いいぞ~と、言いたくなる
ただ食べるだけという新しさ
孤独のグルメは、主人公の井の頭五郎が一人でご飯を食べる、ただそれだけのストーリーという、非常に革新的なスタイルのドラマです。
しかし、そのシンプルな内容に反して好評を博し、2018年春には、シリーズ7作目の放送が決定しています。
そんな作品の原点でもある、孤独のグルメ、シーズン1では、それ以降の続編では見られない、井の頭五郎の姿を見ることができます。
シーズン1ではまず、冒頭の五郎さんの独白から物語がスタートします。
内容は舞台となる街を、五郎さんがどう思っているか、というものです。
このパートは、シーズン2には本当にワンセンテンスに省略されており、シーズン3以降にはほとんど触れられなくなってきます。
このあたりを見るに、まだ普通のドラマとしての体裁を保とうとしている感じがします。
そして、その後は腹が減って店を探すまでの、前置きのパートとなります。
たいてい冗談をしている姿などが描かれています。
このパートは、後の続編に比べて詳細に描かれていると思います。
この部分で、視聴者には井の頭五郎がフリーの貿易商であることや、独身貴族であることが分かります。
このパートは、続編が増すごとに短縮されており、最近では五郎さんはすぐお腹が減って、店を探している印象です。

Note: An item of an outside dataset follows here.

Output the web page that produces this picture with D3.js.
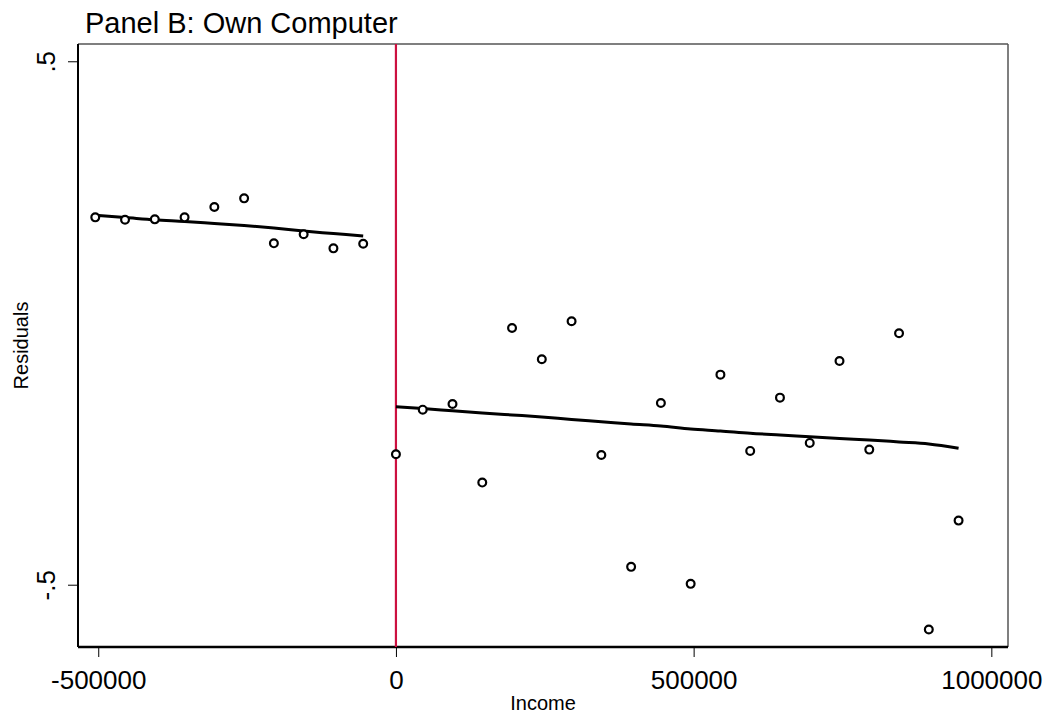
<!DOCTYPE html>
<html lang="en">
<head>
    <meta charset="UTF-8">
    <title>Panel B: Own Computer</title>
    <script src="https://cdn.jsdelivr.net/npm/d3@7"></script>
    <style>
        body { margin: 0; background: #fff; }
        text { font-family: "Liberation Sans", Arial, sans-serif; fill: #000; }
    </style>
</head>
<body>
<div id="d3"></div>
<script>
    var width = 1050;
    var height = 719;

    // bin centres (income) and mean residuals, left of cutoff
    var leftIncome = [-505000, -455000, -405000, -355000, -305000, -255000, -205000, -155000, -105000, -55000];
    var leftResid = [0.2018, 0.1973, 0.1980, 0.2018, 0.2215, 0.2381, 0.1522, 0.1694, 0.1426, 0.1514];
    var leftFit = [0.2057, 0.2015, 0.1971, 0.1938, 0.1900, 0.1862, 0.1814, 0.1757, 0.1709, 0.1661];

    // right of cutoff
    var rightIncome = [0, 45000, 95000, 145000, 195000, 245000, 295000, 345000, 395000, 445000,
        495000, 545000, 595000, 645000, 695000, 745000, 795000, 845000, 895000, 945000];
    var rightResid = [-0.2507, -0.1656, -0.1547, -0.3049, -0.0095, -0.0693, 0.0032, -0.2521, -0.4659, -0.1528,
        -0.4984, -0.0987, -0.2444, -0.1426, -0.2291, -0.0726, -0.2419, -0.0197, -0.5856, -0.3775];
    var rightFit = [-0.1598, -0.1633, -0.1677, -0.1719, -0.1757, -0.1795, -0.1843, -0.1885, -0.1929, -0.1967,
        -0.2024, -0.2062, -0.2106, -0.2139, -0.2171, -0.2205, -0.2234, -0.2272, -0.2310, -0.2393];

    var xTicks = [-500000, 0, 500000, 1000000];
    var yTicks = [-0.5, 0.5];
    var yTickLabels = ["-.5", ".5"];
    var cutoff = 0;

    var plot = {left: 78, right: 1008, top: 44, bottom: 647};

    var x = d3.scaleLinear().domain([-534000, 1028000]).range([plot.left, plot.right]);
    var y = d3.scaleLinear().domain([-0.619, 0.533]).range([plot.bottom, plot.top]);

    var svg = d3.select("#d3")
            .append("svg")
            .attr("width", width)
            .attr("height", height);

    // frame: top and right thin grey, left and bottom drawn with the axes
    svg.append("line")
            .attr("x1", plot.left).attr("x2", plot.right)
            .attr("y1", plot.top).attr("y2", plot.top)
            .attr("stroke", "#555").attr("stroke-width", 1.5);
    svg.append("line")
            .attr("x1", plot.right).attr("x2", plot.right)
            .attr("y1", plot.top).attr("y2", plot.bottom)
            .attr("stroke", "#555").attr("stroke-width", 1.5);

    var xAxis = svg.append("g")
            .attr("transform", "translate(0," + plot.bottom + ")")
            .call(d3.axisBottom(x).tickValues(xTicks).tickSize(10).tickPadding(14)
                    .tickFormat(function (d) { return String(d); }));
    xAxis.select(".domain").remove();
    xAxis.selectAll("line").attr("stroke", "#000").attr("stroke-width", 1);
    xAxis.selectAll("text").attr("font-size", 26).attr("font-family", "Liberation Sans, Arial, sans-serif");
    svg.append("line")
            .attr("x1", plot.left).attr("x2", plot.right)
            .attr("y1", plot.bottom).attr("y2", plot.bottom)
            .attr("stroke", "#000").attr("stroke-width", 2.5);

    var yAxis = svg.append("g")
            .attr("transform", "translate(" + plot.left + ",0)")
            .call(d3.axisLeft(y).tickValues(yTicks).tickSize(10)
                    .tickFormat(function (d, i) { return yTickLabels[i]; }));
    yAxis.select(".domain").remove();
    yAxis.selectAll("line").attr("stroke", "#000").attr("stroke-width", 1);
    yAxis.selectAll("text")
            .attr("font-size", 26)
            .attr("font-family", "Liberation Sans, Arial, sans-serif")
            .attr("text-anchor", "middle")
            .attr("x", null).attr("dy", null)
            .attr("transform", "translate(-23,0) rotate(-90)");
    svg.append("line")
            .attr("x1", plot.left).attr("x2", plot.left)
            .attr("y1", plot.top).attr("y2", plot.bottom)
            .attr("stroke", "#000").attr("stroke-width", 2);

    // cutoff line
    svg.append("line")
            .attr("x1", x(cutoff)).attr("x2", x(cutoff))
            .attr("y1", plot.top).attr("y2", plot.bottom)
            .attr("stroke", "#cc1040").attr("stroke-width", 2.2);

    var line = d3.line()
            .x(function (d) { return x(d[0]); })
            .y(function (d) { return y(d[1]); })
            .curve(d3.curveMonotoneX);

    [[leftIncome, leftFit], [rightIncome, rightFit]].forEach(function (s) {
        svg.append("path")
                .attr("d", line(d3.zip(s[0], s[1])))
                .attr("fill", "none")
                .attr("stroke", "#000")
                .attr("stroke-width", 3);
    });

    var pts = d3.zip(leftIncome, leftResid).concat(d3.zip(rightIncome, rightResid));
    svg.append("g").selectAll("circle")
            .data(pts)
            .enter()
            .append("circle")
            .attr("cx", function (d) { return x(d[0]); })
            .attr("cy", function (d) { return y(d[1]); })
            .attr("r", 3.9)
            .attr("fill", "#fff")
            .attr("stroke", "#000")
            .attr("stroke-width", 2.2);

    svg.append("text")
            .attr("x", 85)
            .attr("y", 33)
            .attr("font-size", 29)
            .text("Panel B: Own Computer");

    svg.append("text")
            .attr("x", (plot.left + plot.right) / 2)
            .attr("y", 710)
            .attr("text-anchor", "middle")
            .attr("font-size", 20)
            .text("Income");

    svg.append("text")
            .attr("transform", "translate(28," + (plot.top + plot.bottom) / 2 + ") rotate(-90)")
            .attr("text-anchor", "middle")
            .attr("font-size", 20)
            .text("Residuals");
</script>
</body>
</html>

ですので、シーズン1では少し前置きが長いように感じました。
ドラマに対してドラマ部分を削ってほしい、というのもおかしな話ですが、もっとご飯を映してほしいと思ってしまいました。
シーズン1では、尖ったキャラクターだった五郎
また、シーズン1では井の頭五郎のキャラクターが、まだ尖っている感じがします。
まず、あまり笑顔の表情がありません。
一人でご飯を食べているので、当たり前のようですが、続編では嬉しそうな顔や、おいしそうな顔を結構していると思います。
シーズン1では原作のように、淡々と食べているように見えました。
また、顧客に迷惑をかけられて情けない表情になったり、心の中でツッコミを入れるコミカルな表情をしたりと、続編では表情が増えたのかなと思います。
また、モノローグもあまり情感がなく、本当に独り言のように淡々と流れています。
それが続編だと、もっと感情豊かになっていると思います。
一番違うなと思ったのは、シニカルな表情が多いことです。
いちゃつくカップルや街行く子供連れに、時に皮肉げな表情になる五郎さんは、シーズン1ならではという感じです。
所帯染みたものを見下すような、いかにも斜に構えた、独身貴族の中年男性といった立ち居振舞いです。
シーズン2には子供にベンチを譲ってあげるなど、打って変わって優しくなっているので、キャラクターの変更があったのかなと思います。
また、「だから飲んべえは気まぐれなんだ」というような、毒舌もモノローグに登場します。
結構原作者の久住昌也さんが、漫画や文章で辛口のコメントをすることがあるので、それに因んだセリフかなと思いますが、最近の五郎さんはあまり悪いことを言わないので、こういった面もシーズン1ならではだと思います。
このように、原作に忠実にやろうとすると、おそらくシーズン1のような役作りになるのだと思います。
しかし、見ていて親しみやすさを感じるのは、それ以降の続編の方です。
続編では五郎さんのキャラクターはどんどん丸くなっており、視聴者からすると、松重豊さんが本家の五郎さんのような印象を受けるほどになっています。
グルメを見たいのか、それとも主人公を見たいのか
この作品を見ていて感じるのは、主人公、井の頭五郎の安定感です。
孤独のグルメというタイトル通り、五郎さんは結婚もしていないし、仕事仲間もいない、全くの孤独の状態で生活しています。
しかし、五郎さんには全然悲愴感がないんですよね。
毎日黙って仕事をし、腹が減ったら店を探す。
そのように日々を淡々とこなしています。
そんな井の頭五郎に、見ていて全く孤独を感じないのです。
中年男性の孤独な生活風景なんて、ともすれば悲愴感が出てしまいそうではあります。
しかし、五郎は結婚するチャンスがなかったのではなく、元々結婚願望がないんですよね。
さらに会社社長とあって、高級車やブランドの服を所有するほどお金があります。
ですので、いわゆる「孤独な中年男性」ではなく、「孤高の独身貴族」なのです。
そして間違っても、何かの拍子に「こんな時、家族がいたらなあ」なんてことは言いません。
食事をする時は、一人なのにとても楽しそうです。
五郎さんの生き方は、なんとなくこちらまで安心させてくれるような心地よさがあります。
この作品を見ている人には、同じように一人でご飯を食べている人が沢山いると思います。
そんな時に、孤独のグルメは見ていて安心感があるのかな、と思いました。
この作品はグルメドラマですが、それだけではなく、井の頭五郎の安定感を視聴者は見ていたいのではないか、と思いました。